* Start *

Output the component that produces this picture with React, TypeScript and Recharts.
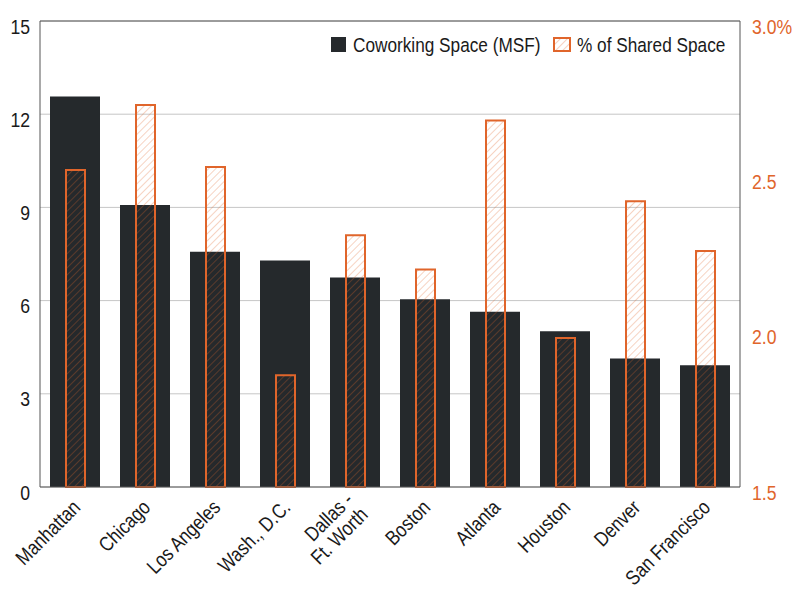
import { BarChart, Bar, XAxis, YAxis, CartesianGrid, Legend, ReferenceLine } from "recharts";

const cities = [
    "Manhattan",
    "Chicago",
    "Los Angeles",
    "Wash., D.C.",
    "Dallas -\nFt. Worth",
    "Boston",
    "Atlanta",
    "Houston",
    "Denver",
    "San Francisco",
];
const coworkingMsf = [12.57, 9.08, 7.57, 7.29, 6.74, 6.04, 5.64, 5.01, 4.14, 3.92];
const sharedPct = [2.52, 2.73, 2.53, 1.86, 2.31, 2.2, 2.68, 1.98, 2.42, 2.26];
const leftTicks = [0, 3, 6, 9, 12, 15];
const rightTicks = [1.5, 2.0, 2.5, 3.0];

const data = cities.map((city, i) => ({
    city,
    msf: coworkingMsf[i],
    pct: sharedPct[i],
}));

const DARK = "#25292c";
const ORANGE = "#e0652b";
const TEXT = "#1a1a1a";
const FONT = "'Liberation Sans', Arial, sans-serif";
// the reference uses a condensed face, so squeeze the text horizontally
const SQUEEZE = 0.84;

function CityTick(props: any) {
    const { x, y, payload } = props;
    const lines = String(payload.value).split("\n");
    const lineH = 21;
    const shift = ((lines.length - 1) * lineH) / 2;
    return (
        <g transform={`translate(${x - 4},${y + 3}) rotate(-45) scale(${SQUEEZE},1)`}>
            <text textAnchor="end" fill={TEXT} fontSize={20.5} fontFamily={FONT}>
                {lines.map((line, i) => (
                    <tspan key={i} x={0} y={15 - shift + i * lineH}>
                        {line}
                    </tspan>
                ))}
            </text>
        </g>
    );
}

function LeftTick(props: any) {
    const { x, y, payload } = props;
    return (
        <text
            transform={`translate(${x},${y + 12.5}) scale(${SQUEEZE},1)`}
            textAnchor="end"
            fill={TEXT}
            fontSize={21}
            fontFamily={FONT}
        >
            {payload.value}
        </text>
    );
}

function RightTick(props: any) {
    const { x, y, payload } = props;
    const v = payload.value as number;
    return (
        <text
            transform={`translate(${x},${y + 12.5}) scale(${SQUEEZE},1)`}
            textAnchor="start"
            fill={ORANGE}
            fontSize={21}
            fontFamily={FONT}
        >
            {v === 3 ? "3.0%" : v.toFixed(1)}
        </text>
    );
}

function LegendBox() {
    return (
        <svg width={420} height={26} style={{ display: "block" }}>
            <defs>
                <pattern id="hatchLegend" patternUnits="userSpaceOnUse" width={5} height={5} patternTransform="rotate(45)">
                    <line x1={0} y1={0} x2={0} y2={5} stroke={ORANGE} strokeOpacity={0.4} strokeWidth={1.5} />
                </pattern>
            </defs>
            <rect x={0} y={3} width={15} height={15} fill={DARK} />
            <text transform={`translate(22,18) scale(${SQUEEZE},1)`} fill={TEXT} fontSize={20.5} fontFamily={FONT}>
                Coworking Space (MSF)
            </text>
            <rect x={223} y={4} width={16} height={13} fill="url(#hatchLegend)" stroke={ORANGE} strokeWidth={2} />
            <text transform={`translate(246,18) scale(${SQUEEZE},1)`} fill={TEXT} fontSize={20.5} fontFamily={FONT}>
                % of Shared Space
            </text>
        </svg>
    );
}

export default function App() {
    return (
        <div style={{ width: 784, height: 584 }}>
            <BarChart
                width={784}
                height={584}
                data={data}
                margin={{ top: 13, right: 0, left: 0, bottom: 0 }}
            >
                <defs>
                    <pattern id="hatch" patternUnits="userSpaceOnUse" width={5} height={5} patternTransform="rotate(45)">
                        <line x1={0} y1={0} x2={0} y2={5} stroke={ORANGE} strokeOpacity={0.38} strokeWidth={1.5} />
                    </pattern>
                </defs>
                <CartesianGrid vertical={false} stroke="#c6c6c6" xAxisId="main" yAxisId="left" />
                <XAxis
                    xAxisId="main"
                    dataKey="city"
                    interval={0}
                    height={105}
                    tickLine={false}
                    axisLine={{ stroke: "#555" }}
                    tick={<CityTick />}
                />
                <XAxis xAxisId="pct" dataKey="city" hide />
                <YAxis
                    yAxisId="left"
                    width={32}
                    domain={[0, 15]}
                    ticks={leftTicks}
                    tickLine={false}
                    tickSize={0}
                    tickMargin={10}
                    axisLine={{ stroke: "#555" }}
                    tick={<LeftTick />}
                />
                <YAxis
                    yAxisId="right"
                    orientation="right"
                    width={52}
                    domain={[1.5, 3.0]}
                    ticks={rightTicks}
                    tickLine={false}
                    tickSize={0}
                    tickMargin={12}
                    axisLine={{ stroke: "#555" }}
                    tick={<RightTick />}
                />
                <ReferenceLine y={15} xAxisId="main" yAxisId="left" stroke="#555" />
                <Legend
                    layout="horizontal"
                    verticalAlign="middle"
                    align="center"
                    wrapperStyle={{ top: 26, left: 323, width: "auto" }}
                    content={() => <LegendBox />}
                />
                <Bar
                    dataKey="msf"
                    name="Coworking Space (MSF)"
                    xAxisId="main"
                    yAxisId="left"
                    fill={DARK}
                    barSize={50}
                    isAnimationActive={false}
                />
                <Bar
                    dataKey="pct"
                    name="% of Shared Space"
                    xAxisId="pct"
                    yAxisId="right"
                    fill="url(#hatch)"
                    stroke={ORANGE}
                    strokeWidth={2}
                    barSize={19}
                    isAnimationActive={false}
                />
            </BarChart>
        </div>
    );
}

* End *

TASK REQUIREMENTS:
Your task is an exact transcription of all the data, minus the pictures.

THE ANSWER:
Output the component that produces this picture with React, TypeScript and Recharts.
import { BarChart, Bar, XAxis, YAxis, CartesianGrid, Legend, ReferenceLine } from "recharts";

const cities = [
    "Manhattan",
    "Chicago",
    "Los Angeles",
    "Wash., D.C.",
    "Dallas -\nFt. Worth",
    "Boston",
    "Atlanta",
    "Houston",
    "Denver",
    "San Francisco",
];
const coworkingMsf = [12.57, 9.08, 7.57, 7.29, 6.74, 6.04, 5.64, 5.01, 4.14, 3.92];
const sharedPct = [2.52, 2.73, 2.53, 1.86, 2.31, 2.2, 2.68, 1.98, 2.42, 2.26];
const leftTicks = [0, 3, 6, 9, 12, 15];
const rightTicks = [1.5, 2.0, 2.5, 3.0];

const data = cities.map((city, i) => ({
    city,
    msf: coworkingMsf[i],
    pct: sharedPct[i],
}));

const DARK = "#25292c";
const ORANGE = "#e0652b";
const TEXT = "#1a1a1a";
const FONT = "'Liberation Sans', Arial, sans-serif";
// the reference uses a condensed face, so squeeze the text horizontally
const SQUEEZE = 0.84;

function CityTick(props: any) {
    const { x, y, payload } = props;
    const lines = String(payload.value).split("\n");
    const lineH = 21;
    const shift = ((lines.length - 1) * lineH) / 2;
    return (
        <g transform={`translate(${x - 4},${y + 3}) rotate(-45) scale(${SQUEEZE},1)`}>
            <text textAnchor="end" fill={TEXT} fontSize={20.5} fontFamily={FONT}>
                {lines.map((line, i) => (
                    <tspan key={i} x={0} y={15 - shift + i * lineH}>
                        {line}
                    </tspan>
                ))}
            </text>
        </g>
    );
}

function LeftTick(props: any) {
    const { x, y, payload } = props;
    return (
        <text
            transform={`translate(${x},${y + 12.5}) scale(${SQUEEZE},1)`}
            textAnchor="end"
            fill={TEXT}
            fontSize={21}
            fontFamily={FONT}
        >
            {payload.value}
        </text>
    );
}

function RightTick(props: any) {
    const { x, y, payload } = props;
    const v = payload.value as number;
    return (
        <text
            transform={`translate(${x},${y + 12.5}) scale(${SQUEEZE},1)`}
            textAnchor="start"
            fill={ORANGE}
            fontSize={21}
            fontFamily={FONT}
        >
            {v === 3 ? "3.0%" : v.toFixed(1)}
        </text>
    );
}

function LegendBox() {
    return (
        <svg width={420} height={26} style={{ display: "block" }}>
            <defs>
                <pattern id="hatchLegend" patternUnits="userSpaceOnUse" width={5} height={5} patternTransform="rotate(45)">
                    <line x1={0} y1={0} x2={0} y2={5} stroke={ORANGE} strokeOpacity={0.4} strokeWidth={1.5} />
                </pattern>
            </defs>
            <rect x={0} y={3} width={15} height={15} fill={DARK} />
            <text transform={`translate(22,18) scale(${SQUEEZE},1)`} fill={TEXT} fontSize={20.5} fontFamily={FONT}>
                Coworking Space (MSF)
            </text>
            <rect x={223} y={4} width={16} height={13} fill="url(#hatchLegend)" stroke={ORANGE} strokeWidth={2} />
            <text transform={`translate(246,18) scale(${SQUEEZE},1)`} fill={TEXT} fontSize={20.5} fontFamily={FONT}>
                % of Shared Space
            </text>
        </svg>
    );
}

export default function App() {
    return (
        <div style={{ width: 784, height: 584 }}>
            <BarChart
                width={784}
                height={584}
                data={data}
                margin={{ top: 13, right: 0, left: 0, bottom: 0 }}
            >
                <defs>
                    <pattern id="hatch" patternUnits="userSpaceOnUse" width={5} height={5} patternTransform="rotate(45)">
                        <line x1={0} y1={0} x2={0} y2={5} stroke={ORANGE} strokeOpacity={0.38} strokeWidth={1.5} />
                    </pattern>
                </defs>
                <CartesianGrid vertical={false} stroke="#c6c6c6" xAxisId="main" yAxisId="left" />
                <XAxis
                    xAxisId="main"
                    dataKey="city"
                    interval={0}
                    height={105}
                    tickLine={false}
                    axisLine={{ stroke: "#555" }}
                    tick={<CityTick />}
                />
                <XAxis xAxisId="pct" dataKey="city" hide />
                <YAxis
                    yAxisId="left"
                    width={32}
                    domain={[0, 15]}
                    ticks={leftTicks}
                    tickLine={false}
                    tickSize={0}
                    tickMargin={10}
                    axisLine={{ stroke: "#555" }}
                    tick={<LeftTick />}
                />
                <YAxis
                    yAxisId="right"
                    orientation="right"
                    width={52}
                    domain={[1.5, 3.0]}
                    ticks={rightTicks}
                    tickLine={false}
                    tickSize={0}
                    tickMargin={12}
                    axisLine={{ stroke: "#555" }}
                    tick={<RightTick />}
                />
                <ReferenceLine y={15} xAxisId="main" yAxisId="left" stroke="#555" />
                <Legend
                    layout="horizontal"
                    verticalAlign="middle"
                    align="center"
                    wrapperStyle={{ top: 26, left: 323, width: "auto" }}
                    content={() => <LegendBox />}
                />
                <Bar
                    dataKey="msf"
                    name="Coworking Space (MSF)"
                    xAxisId="main"
                    yAxisId="left"
                    fill={DARK}
                    barSize={50}
                    isAnimationActive={false}
                />
                <Bar
                    dataKey="pct"
                    name="% of Shared Space"
                    xAxisId="pct"
                    yAxisId="right"
                    fill="url(#hatch)"
                    stroke={ORANGE}
                    strokeWidth={2}
                    barSize={19}
                    isAnimationActive={false}
                />
            </BarChart>
        </div>
    );
}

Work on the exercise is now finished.